Dei tre studi che Tullio Gregory raccoglie nel 2016 in Michel de Montaigne o della modernità pubblicato a Pisa presso le Edizioni della Normale, il terzo è dedicato a Il tema della fortuna in Montaigne. «La parola fortuna che ricorre tanto frequentemente nei suoi Essais», scrive Gregory, «veicola un tema antico, più volte ripreso nella cultura rinascimentale, che in Montaigne rappresenta l’esito estremo della spietata critica del proprio tempo e della presunzione umana».

Argomento che ricorre, al tempo di Montaigne, dal De Fortuna di Giovanni Pontano ad inizio del secolo, al Principe di Machiavelli. Bene lo testimonia, tra l’altro, l’iconografia della Fortuna quale si viene appunto codificando, nel corso del Cinquecento, ad opera di Alciato (Emblemi, 1531 e 1546), di Vincenzo Cartari (Le imagini de li dei de gli antichi, 1556, 1566 e 1571), di Cesare Ripa (Iconologia, 1593 e 1603).

È agevole constatare, anche ad un sommario esame, come le varianti degli attributi e simboli che contrassegnano l’immagine della Fortuna, tutti siano intesi a dar conto di un «continuo moto»: così si legge nell’Iconologia di Ripa. Un moto incessante e senza direzione stabile: per tanto, apprendiamo, la Fortuna «si dipinge cieca comunemente da tutti gl’autori gentili, per mostrare che non favorisce più un uomo che un altro». E quanto di bene e di male la Fortuna di continuo dispensa, cade in disordine da una sua cornucopia, lei, bella «donna sopra una nave senza timone, e con l’albero e la vela rotti dal vento»; o «a sedere, che si appoggia con il braccio destro sopra una ruota».

Cartari la designa «governatrice delle cose di quà giù, nelle quali non è fermezza ò stabilità alcuna più di quello si può dire habbi una Nave fluttuante nelle instabili onde marine». Le cose di quà giù, certo, ma non senza che il disordine che le rimesta non abbia una relazione con influssi che cadono dagli astri a sancire come ineluttabili gli atti irragionevoli, ingovernabili, della «Dea mutatrice de’ Regni, e sùbita volgitrice delle cose mondane», come la dice Ripa.

Conducendo la sua puntuale, perfetta indagine sul tema della fortuna in Montaigne, Gregory pone in evidenza che lo «stile ondeggiante, volubile, dagli aspetti più diversi è come il rispecchiamento dei volti sempre diversi della fortuna; la stesura stessa degli Essais è tutta legata alle occasions che la fortuna gli offre: ‘io prendo a caso (de la fortune) il primo argomento.

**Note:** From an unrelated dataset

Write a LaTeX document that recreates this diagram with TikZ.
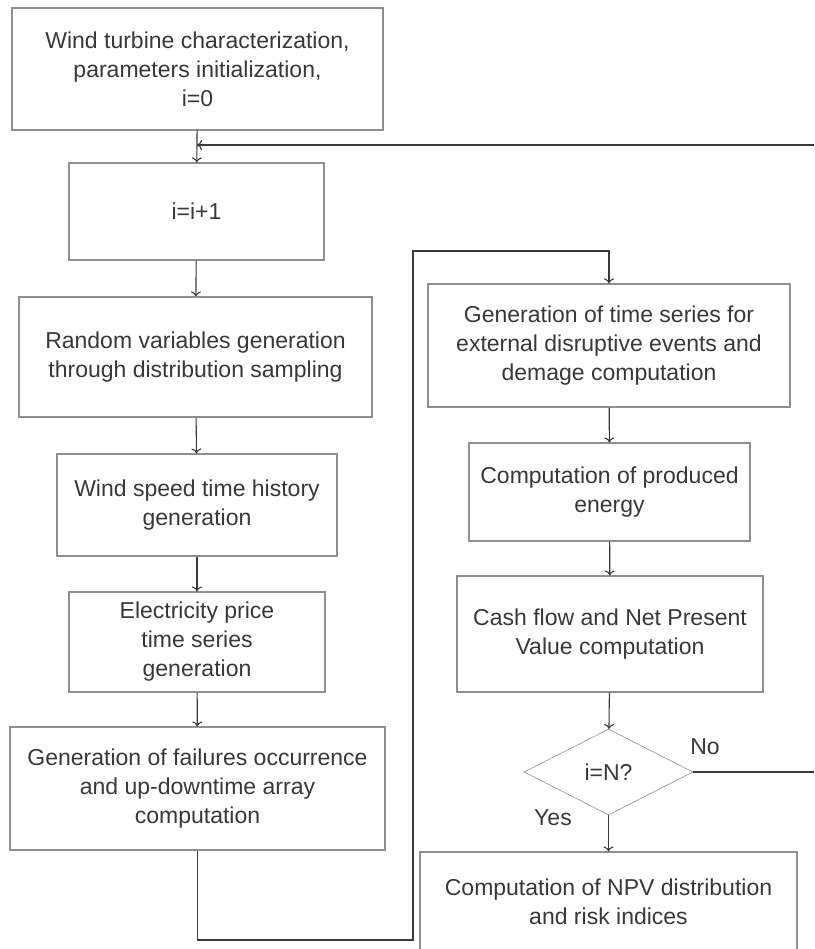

Tutti mi vanno ugualmente bene’».

E, riflettendo sul primo capitolo del Livre II, Dell’incostanza delle nostre azioni, Gregory nota come questo sia «un testo esemplare della scrittura di Montaigne: le inclinazioni, l’andar come nel mare ‘trasportato’ secondo il vento delle ‘occasioni’, l’instabilità delle posizioni, la confusione, le cento facce delle cose, il caso, sono tutte espressioni diremmo ‘autobiografiche’, che evocano le stesse caratteristiche del ‘moto incostante e diverso della fortuna’».

La scrittura di Montaigne, dunque, si muove ed incede secondo l’andamento medesimo «naturale e consueto», flusso e riflusso, che la fortuna imprime alle vicende dei singoli e delle società. Ne vuol essere un consapevole rispecchio.

Accanto alla dimensione introspettiva (rammentando l’avvertimento di Montaigne al lettore: «sono io stesso la materia del mio libro»), sarà da parte nostra dimostrazione di saggezza, meditare su quanto Gregory argomenta, non senza un attendibile raccordo con la temperie storica del nostro secolo, intorno alla conformazione sociale, alle fortunose ‘regole’ del consorzio civile sulle quali l’acuto sguardo di Montaigne non cessa di indagare.

«Non a caso il tema della fortuna domina quelle pagine ove più radicale si esprime la sua convinzione di essere in un secolo ‘di male e di minacce’, ‘incapace di guarirsi’, retto dalla finzione e dall’inganno, dall’impostura politica e religiosa, senza alcun lume di ragione, ove prevale la folla, ‘la turba stupida, bassa, servile, instabile e continuamente fluttuante nella tempesta delle diverse passioni che la spingono e la risospingono, dipendente in tutto da altri’, vittima del costume, male radicale in quanto complesso di miti e pregiudizi che costituiscono ormai il fondamento, anzi la vera natura, della società europea».